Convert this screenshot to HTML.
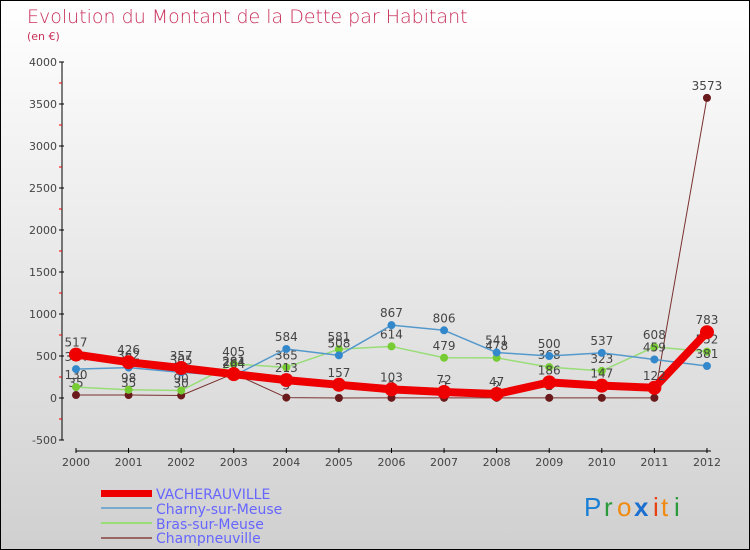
<!DOCTYPE html>
<html><head><meta charset="utf-8"><style>
body{margin:0}
#c{position:relative;width:748px;height:548px;border:1px solid #000;background:linear-gradient(#ffffff,#d0d0d0);overflow:hidden;font-family:"DejaVu Sans","Liberation Sans",sans-serif}
</style></head><body>
<div id="c">
<svg id="s" width="748" height="548">
<text x="26" y="22" font-size="19" fill="#c8305a" font-weight="200">Evolution du Montant de la Dette par Habitant</text>
<text x="26" y="39" font-size="11" fill="#c8305a">(en €)</text>
<g id="axes"></g><g id="series"></g>
<g>
<rect x="100" y="489" width="51" height="7" fill="#e00"/>
<text x="155" y="498" font-size="14" fill="#6666ff">VACHERAUVILLE</text>
<rect x="100" y="506" width="51" height="2" fill="#77aacc"/>
<text x="155" y="513" font-size="14" fill="#6666ff">Charny-sur-Meuse</text>
<rect x="100" y="521" width="51" height="2" fill="#99dd77"/>
<text x="155" y="528" font-size="14" fill="#6666ff">Bras-sur-Meuse</text>
<rect x="100" y="536" width="51" height="2" fill="#996666"/>
<text x="155" y="542" font-size="14" fill="#6666ff">Champneuville</text>
</g>
<g font-size="26" font-family="Liberation Sans,sans-serif">
<text x="583" y="515" fill="#1a7fd4">P</text><text x="603" y="515" fill="#2a9a3a">r</text><text x="616" y="515" fill="#f08a10">o</text><text x="633" y="515" fill="#1a6fd0" font-weight="bold">x</text><text x="652" y="515" fill="#e84010">i</text><text x="660" y="515" fill="#f08a10">t</text><text x="673" y="515" fill="#2a9a3a">i</text>
</g>
</svg></div>
<script>
const years=["2000","2001","2002","2003","2004","2005","2006","2007","2008","2009","2010","2011","2012"];
const yTicks=[4000,3500,3000,2500,2000,1500,1000,500,0,-500];
const vacherauville=[517,426,357,284,213,157,103,72,47,186,147,122,783];
const charny=[344,362,305,264,584,508,867,806,541,500,537,459,381];
const bras=[130,98,90,405,365,581,614,479,478,368,323,608,552];
const champneuville=[35,35,30,291,5,0,2,2,2,2,2,2,3573];
const NS="http://www.w3.org/2000/svg";
const X=i=>75+i*52.58, Y=v=>397-v*0.084;
function el(t,a,p){const e=document.createElementNS(NS,t);for(const k in a)e.setAttribute(k,a[k]);p.appendChild(e);return e;}
const ax=document.getElementById('axes'), sr=document.getElementById('series');
let l=el('line',{x1:61,y1:Y(4000),x2:61,y2:Y(-500),stroke:'#000'},ax);


yTicks.forEach(v=>{
 el('line',{x1:58,x2:63,y1:Y(v),y2:Y(v),stroke:'#000'},ax);
 if(v>-500)el('line',{x1:58,x2:61,y1:Y(v-250),y2:Y(v-250),stroke:'#e00'},ax);
 const t=el('text',{x:56,y:Y(v)+4,'font-size':11,fill:'#444','text-anchor':'end'},ax);t.textContent=v;
 
 
});
l=el('line',{x1:X(0),y1:450,x2:X(12)+4,y2:450,stroke:'#000'},ax);


years.forEach((y,i)=>{
 el('line',{x1:X(i),x2:X(i),y1:447,y2:452,stroke:'#000'},ax);
 const t=el('text',{x:X(i),y:465,'font-size':11,fill:'#444','text-anchor':'middle'},ax);t.textContent=y;
 
 
});
function series(d,col,w,r,name,dot){
 const g=el('g',{},sr);
 
 
 el('polyline',{points:d.map((v,i)=>X(i)+','+Y(v)).join(' '),fill:'none',stroke:col,'stroke-width':w,'stroke-linejoin':'round'},g);
 d.forEach((v,i)=>{
  const c=el('circle',{cx:X(i),cy:Y(v),r:r,fill:dot},g);
  
  
  const t=el('text',{x:X(i),y:Y(v)-8,'font-size':12,fill:'#444','text-anchor':'middle'},g);t.textContent=v;
  
  
 });
}
series(champneuville,'#7a3030',1,4,'champneuville','#6a1a1a');
series(bras,'#99dd77',1.5,4,'bras','#77cc33');
series(charny,'#5599cc',1.5,4,'charny','#3388cc');
series(vacherauville,'#ee0000',8,7,'vacherauville','#ee0000');
</script>
</body></html>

Prompt ▸
All of the lines above should be retyped precisely, apart from the pictures.

Reply to the task ▸
Convert this screenshot to HTML.
<!DOCTYPE html>
<html><head><meta charset="utf-8"><style>
body{margin:0}
#c{position:relative;width:748px;height:548px;border:1px solid #000;background:linear-gradient(#ffffff,#d0d0d0);overflow:hidden;font-family:"DejaVu Sans","Liberation Sans",sans-serif}
</style></head><body>
<div id="c">
<svg id="s" width="748" height="548">
<text x="26" y="22" font-size="19" fill="#c8305a" font-weight="200">Evolution du Montant de la Dette par Habitant</text>
<text x="26" y="39" font-size="11" fill="#c8305a">(en €)</text>
<g id="axes"></g><g id="series"></g>
<g>
<rect x="100" y="489" width="51" height="7" fill="#e00"/>
<text x="155" y="498" font-size="14" fill="#6666ff">VACHERAUVILLE</text>
<rect x="100" y="506" width="51" height="2" fill="#77aacc"/>
<text x="155" y="513" font-size="14" fill="#6666ff">Charny-sur-Meuse</text>
<rect x="100" y="521" width="51" height="2" fill="#99dd77"/>
<text x="155" y="528" font-size="14" fill="#6666ff">Bras-sur-Meuse</text>
<rect x="100" y="536" width="51" height="2" fill="#996666"/>
<text x="155" y="542" font-size="14" fill="#6666ff">Champneuville</text>
</g>
<g font-size="26" font-family="Liberation Sans,sans-serif">
<text x="583" y="515" fill="#1a7fd4">P</text><text x="603" y="515" fill="#2a9a3a">r</text><text x="616" y="515" fill="#f08a10">o</text><text x="633" y="515" fill="#1a6fd0" font-weight="bold">x</text><text x="652" y="515" fill="#e84010">i</text><text x="660" y="515" fill="#f08a10">t</text><text x="673" y="515" fill="#2a9a3a">i</text>
</g>
</svg></div>
<script>
const years=["2000","2001","2002","2003","2004","2005","2006","2007","2008","2009","2010","2011","2012"];
const yTicks=[4000,3500,3000,2500,2000,1500,1000,500,0,-500];
const vacherauville=[517,426,357,284,213,157,103,72,47,186,147,122,783];
const charny=[344,362,305,264,584,508,867,806,541,500,537,459,381];
const bras=[130,98,90,405,365,581,614,479,478,368,323,608,552];
const champneuville=[35,35,30,291,5,0,2,2,2,2,2,2,3573];
const NS="http://www.w3.org/2000/svg";
const X=i=>75+i*52.58, Y=v=>397-v*0.084;
function el(t,a,p){const e=document.createElementNS(NS,t);for(const k in a)e.setAttribute(k,a[k]);p.appendChild(e);return e;}
const ax=document.getElementById('axes'), sr=document.getElementById('series');
let l=el('line',{x1:61,y1:Y(4000),x2:61,y2:Y(-500),stroke:'#000'},ax);


yTicks.forEach(v=>{
 el('line',{x1:58,x2:63,y1:Y(v),y2:Y(v),stroke:'#000'},ax);
 if(v>-500)el('line',{x1:58,x2:61,y1:Y(v-250),y2:Y(v-250),stroke:'#e00'},ax);
 const t=el('text',{x:56,y:Y(v)+4,'font-size':11,fill:'#444','text-anchor':'end'},ax);t.textContent=v;
 
 
});
l=el('line',{x1:X(0),y1:450,x2:X(12)+4,y2:450,stroke:'#000'},ax);


years.forEach((y,i)=>{
 el('line',{x1:X(i),x2:X(i),y1:447,y2:452,stroke:'#000'},ax);
 const t=el('text',{x:X(i),y:465,'font-size':11,fill:'#444','text-anchor':'middle'},ax);t.textContent=y;
 
 
});
function series(d,col,w,r,name,dot){
 const g=el('g',{},sr);
 
 
 el('polyline',{points:d.map((v,i)=>X(i)+','+Y(v)).join(' '),fill:'none',stroke:col,'stroke-width':w,'stroke-linejoin':'round'},g);
 d.forEach((v,i)=>{
  const c=el('circle',{cx:X(i),cy:Y(v),r:r,fill:dot},g);
  
  
  const t=el('text',{x:X(i),y:Y(v)-8,'font-size':12,fill:'#444','text-anchor':'middle'},g);t.textContent=v;
  
  
 });
}
series(champneuville,'#7a3030',1,4,'champneuville','#6a1a1a');
series(bras,'#99dd77',1.5,4,'bras','#77cc33');
series(charny,'#5599cc',1.5,4,'charny','#3388cc');
series(vacherauville,'#ee0000',8,7,'vacherauville','#ee0000');
</script>
</body></html>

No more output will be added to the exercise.